Die zweite Nacht zum Montag wird ebenfalls unruhig. Die Musik ist es jetzt aber nicht mehr allein, der Schwell gelangt nun auch immer mehr in die nun nicht mehr schützende Bucht und sorgt für Bewegung im Boot, insbesondere vorn, wo Mathias versucht zu schlafen.

Ich bringe Filip und Mathias am Montagmorgen mit dem Clipperchen an den Strand, bevor ich an Bord einen halben Arbeitstag verbringe. Wir wollen uns nach Mittag auf die anderes Seite des Golfs von Cagliari verziehen, da der Wind endgültig dreht und die Bucht ungemütlich wird. Ziel ist erneut die tolle Ankerstelle von Villasimius. Das alles geht aber leider nur hart am Wind, was besonders für den armen Mathias erneut unangenehm ist. Wir erreichen nach 5 Stunden die andere Seite und haben nun die Wahl, noch weitere zwei Stunden gegen Wind und Welle die Küste entlang zu unserem gesetzten Ziel zu bolzen oder einfach am unbekannten Strand voraus über Nacht den Anker zu werfen. Wir schauen nach, ob man dort ruhig liegen kann, was der Fall ist. Der Anker sinkt auf den Grund, drei Mann springen ins Wasser und erfrischen sich im herrlichen Nass.

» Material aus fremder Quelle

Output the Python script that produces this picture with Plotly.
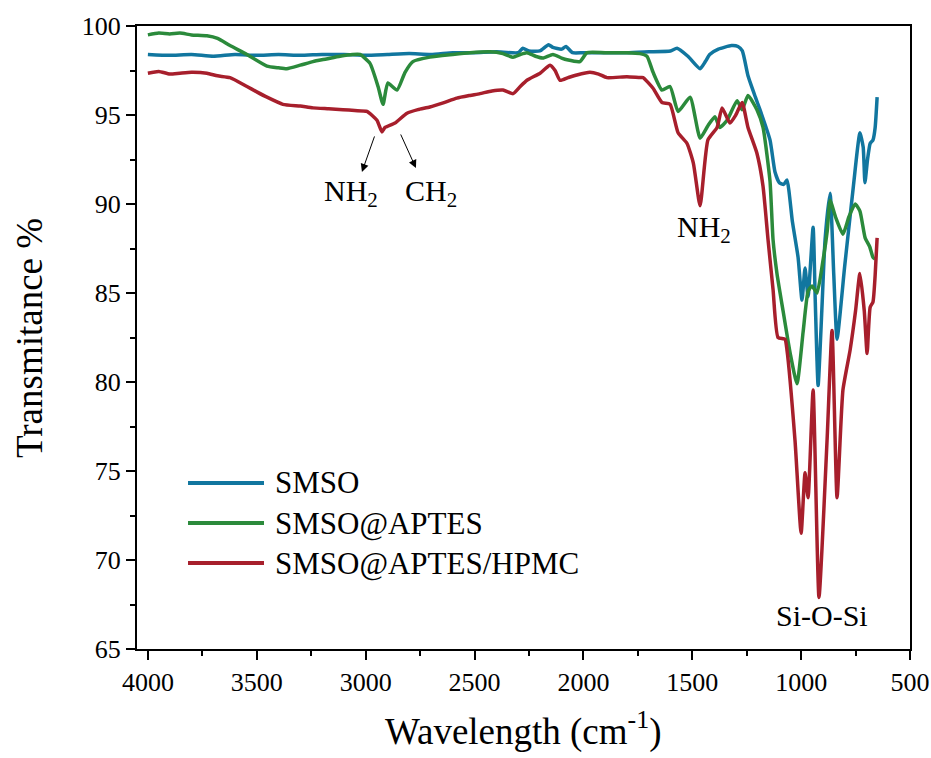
import plotly.graph_objects as go

# ---------------- data ----------------
smso_wn = [4000, 3900, 3800, 3700, 3600, 3500, 3400, 3300, 3200, 3100,
           3000, 2900, 2800, 2700, 2600, 2500, 2400, 2300, 2278, 2250,
           2200, 2160, 2140, 2100, 2080, 2050, 2000, 1900, 1800, 1700,
           1600, 1570, 1520, 1464, 1440, 1420, 1380, 1320, 1290, 1270,
           1244, 1210, 1189, 1143, 1120, 1100, 1080, 1065, 1040, 1014,
           996, 982, 968, 945, 935, 922, 905, 890, 867, 850,
           835, 800, 760, 730, 715, 707, 695, 683, 670, 660, 651]
smso_val = [98.4, 98.35, 98.4, 98.3, 98.4, 98.35, 98.4, 98.35, 98.4, 98.4,
            98.35, 98.4, 98.45, 98.4, 98.5, 98.5, 98.55, 98.5, 98.75, 98.6,
            98.6, 98.95, 98.8, 98.7, 98.85, 98.5, 98.5, 98.5, 98.5, 98.55,
            98.6, 98.75, 98.3, 97.6, 98.0, 98.4, 98.7, 98.9, 98.85, 98.6,
            97.2, 96.0, 95.3, 93.6, 91.8, 91.2, 91.1, 91.35, 89.0, 87.0,
            84.6, 86.4, 84.8, 88.7, 84.5, 79.8, 84.0, 88.0, 90.6, 86.0,
            82.4, 86.5, 91.0, 94.0, 93.2, 91.2, 92.5, 93.4, 93.6, 94.3, 96.0]

aptes_wn = [4000, 3950, 3900, 3853, 3800, 3729, 3680, 3623, 3545, 3453,
            3400, 3362, 3300, 3242, 3180, 3118, 3060, 3026, 2980, 2943,
            2920, 2898, 2856, 2819, 2783, 2705, 2600, 2521, 2429, 2370,
            2323, 2290, 2259, 2220, 2186, 2140, 2100, 2075, 2016, 1983,
            1900, 1800, 1740, 1708, 1680, 1639, 1602, 1565, 1510, 1464,
            1428, 1396, 1373, 1340, 1294, 1271, 1244, 1203, 1175, 1143,
            1129, 1111, 1083, 1050, 1019, 991, 968, 950, 927, 900,
            880, 867, 840, 808, 780, 752, 730, 706, 685, 670, 660]
aptes_val = [99.5, 99.6, 99.55, 99.6, 99.5, 99.45, 99.3, 98.9, 98.4, 97.75,
             97.65, 97.6, 97.8, 98.0, 98.15, 98.3, 98.4, 98.4, 97.9, 96.6,
             95.6, 96.8, 96.4, 97.4, 98.0, 98.25, 98.4, 98.5, 98.55, 98.45,
             98.25, 98.4, 98.5, 98.3, 98.2, 98.4, 98.2, 98.1, 98.0, 98.5,
             98.5, 98.5, 98.45, 98.3, 97.4, 96.4, 96.6, 95.2, 96.0, 93.7,
             94.4, 94.9, 94.3, 94.7, 95.8, 95.3, 96.1, 95.3, 94.3, 91.3,
             88.0, 86.1, 84.0, 81.6, 79.9, 82.8, 85.1, 85.4, 85.0, 86.8,
             88.5, 90.2, 89.2, 88.3, 89.3, 90.0, 89.6, 88.1, 87.6, 87.0, 86.9]

hpmc_wn = [4000, 3950, 3900, 3853, 3800, 3729, 3680, 3623, 3545, 3500,
           3453, 3380, 3300, 3242, 3170, 3104, 3050, 2994, 2948, 2925,
           2911, 2865, 2810, 2760, 2705, 2640, 2581, 2520, 2475, 2420,
           2369, 2323, 2290, 2259, 2199, 2153, 2130, 2107, 2070, 2030,
           1970, 1930, 1892, 1800, 1740, 1726, 1680, 1639, 1602, 1565,
           1524, 1495, 1464, 1428, 1386, 1363, 1327, 1300, 1271, 1244,
           1203, 1175, 1152, 1129, 1106, 1074, 1065, 1028, 1000, 982,
           968, 945, 918, 881, 858, 835, 808, 775, 750, 730,
           710, 697, 683, 670, 660, 651]
hpmc_val = [97.35, 97.45, 97.3, 97.35, 97.4, 97.35, 97.2, 97.1, 96.6, 96.3,
            96.0, 95.6, 95.5, 95.4, 95.35, 95.3, 95.25, 95.2, 94.7, 94.05,
            94.3, 94.55, 95.1, 95.3, 95.45, 95.7, 95.95, 96.1, 96.2, 96.35,
            96.4, 96.2, 96.6, 96.95, 97.35, 97.8, 97.5, 96.95, 97.1, 97.25,
            97.4, 97.3, 97.1, 97.15, 97.1, 97.1, 96.5, 95.7, 95.6, 94.0,
            93.4, 92.3, 89.9, 93.6, 94.3, 95.4, 94.55, 95.0, 95.7, 94.3,
            92.85, 91.0, 88.0, 85.2, 82.5, 82.4, 81.8, 76.7, 71.5, 74.9,
            73.5, 79.55, 67.9, 76.7, 82.9, 73.5, 79.55, 81.8, 84.0, 86.1,
            84.0, 81.6, 84.2, 84.5, 86.0, 88.1]

series_names = ["SMSO", "SMSO@APTES", "SMSO@APTES/HPMC"]
series_colors = ["#11769f", "#2b8a3b", "#a71f2c"]
x_ticks = [4000, 3500, 3000, 2500, 2000, 1500, 1000, 500]
y_ticks = [65, 70, 75, 80, 85, 90, 95, 100]

FONT = "Liberation Serif"

fig = go.Figure()
for wn, val, name, col in zip([smso_wn, aptes_wn, hpmc_wn],
                              [smso_val, aptes_val, hpmc_val],
                              series_names, series_colors):
    fig.add_trace(go.Scatter(x=wn, y=val, mode="lines", name=name,
                             line=dict(color=col, width=3.5, shape="spline", smoothing=0.5),
                             showlegend=False))

# manual legend (long line samples as in the reference)
leg_y = [0.2665, 0.2022, 0.138]
for yy, name, col in zip(leg_y, series_names, series_colors):
    fig.add_shape(type="line", xref="paper", yref="paper",
                  x0=0.066, x1=0.1643, y0=yy, y1=yy,
                  line=dict(color=col, width=4))
    fig.add_annotation(xref="paper", yref="paper", x=0.176, y=yy,
                       text=name, showarrow=False, xanchor="left", yanchor="middle",
                       font=dict(family=FONT, size=31, color="black"))

# peak labels
ann_font = dict(family=FONT, size=30, color="black")
fig.add_annotation(x=3065, y=90.6, text="NH<sub>2</sub>", showarrow=False, font=ann_font)
fig.add_annotation(x=2700, y=90.6, text="CH<sub>2</sub>", showarrow=False, font=ann_font)
fig.add_annotation(x=1446, y=88.6, text="NH<sub>2</sub>", showarrow=False, font=ann_font)
fig.add_annotation(x=905, y=66.9, text="Si-O-Si", showarrow=False, font=ann_font)

# arrows
fig.add_annotation(x=3017, y=91.8, ax=2957, ay=93.88, axref="x", ayref="y",
                   text="", showarrow=True, arrowhead=2, arrowsize=1.6,
                   arrowwidth=1, arrowcolor="black")
fig.add_annotation(x=2769, y=92.02, ax=2842, ay=93.99, axref="x", ayref="y",
                   text="", showarrow=True, arrowhead=2, arrowsize=1.6,
                   arrowwidth=1, arrowcolor="black")

# axis titles (placed as in the reference)
fig.add_annotation(xref="paper", yref="paper", x=0.4994, y=-0.128,
                   text="Wavelength (cm<sup>-1</sup>)", showarrow=False,
                   xanchor="center", yanchor="middle",
                   font=dict(family=FONT, size=37, color="black"))
fig.add_annotation(xref="paper", yref="paper", x=-0.1384, y=0.4992,
                   text="Transmitance %", showarrow=False, textangle=-90,
                   xanchor="center", yanchor="middle",
                   font=dict(family=FONT, size=37, color="black"))

fig.update_xaxes(range=[4050, 500], tickvals=x_ticks,
                 ticktext=[str(t) for t in x_ticks],
                 showline=True, linecolor="black", linewidth=2, mirror=True,
                 ticks="outside", ticklen=9, tickwidth=2, tickcolor="black",
                 minor=dict(dtick=250, ticks="outside", ticklen=5, tickwidth=2, tickcolor="black"),
                 showgrid=False, zeroline=False, automargin=False,
                 tickfont=dict(family=FONT, size=26, color="black"))
fig.update_yaxes(range=[65, 100], tickvals=y_ticks,
                 showline=True, linecolor="black", linewidth=2, mirror=True,
                 ticks="outside", ticklen=9, tickwidth=2, tickcolor="black",
                 minor=dict(dtick=2.5, ticks="outside", ticklen=5, tickwidth=2, tickcolor="black"),
                 showgrid=False, zeroline=False, automargin=False,
                 tickfont=dict(family=FONT, size=26, color="black"))

fig.update_layout(width=931, height=758,
                  margin=dict(l=137, r=21, t=26, b=109),
                  plot_bgcolor="white", paper_bgcolor="white",
                  font=dict(family=FONT, color="black"))

fig.write_html("out.html")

Der Strand sieht von unserem Ankerplatz extrem vielversprechend aus, sodass Filip sich entschließt, die etwa 300 m zu schwimmen. Mathias und ich nehmen das Clipperchen und wir entdecken einen traumhaften kleinen Sandstrand und eine tolle Strandbar.

Hier schmeckt dann das Ankerbier, mit Pizza zu Chill Out Klängen und Blick auf die Bucht mit dem Clipper wie selten davor.

So darf ein Segeltag ausklingen, fantastisch. Hier bleiben wir über Nacht, vielleicht sogar eine Zweite, das hängt von Wetterbericht ab, den wir akribisch alle 12 Stunden studieren, sobald die Modellrechnungen veröffentlicht und abrufbar sind.

Unsere Zeit in Süd Sardinen klingt in jedem Fall aus. Wir haben uns die Ecke ausgesucht, da wir mit dem Wind hier besser herkamen, es in der Hochsaison nicht ganz so überlaufen wie im Norden ist, und ich Gutes über diesen Fleck der Welt gehört hatte. Das hat sich nun voll bestätigt und war nach den Balearen sogar noch eine Steigerung, was die wunderschönen Tage vor Anker betrifft.

2 Gedanke zu “Sardinen – Badeparadis mit Freunden”
  1. Ihr habt es schön, aber wir vermissen dich dennoch auf dem Amphi! Fühl dich gedrückt und liebe Grüße an Filip, Bibi

    1. Hallo Bibi,
      mit großer Wehmut verfolge ich den Gruppenchat und würde mich gerne zu euch rüber beamen.

      Viele Grüße an den Rest der Trümmertruppe, auch den Ausländer!
      Grüße sind ausgerichtet und gehen zurück.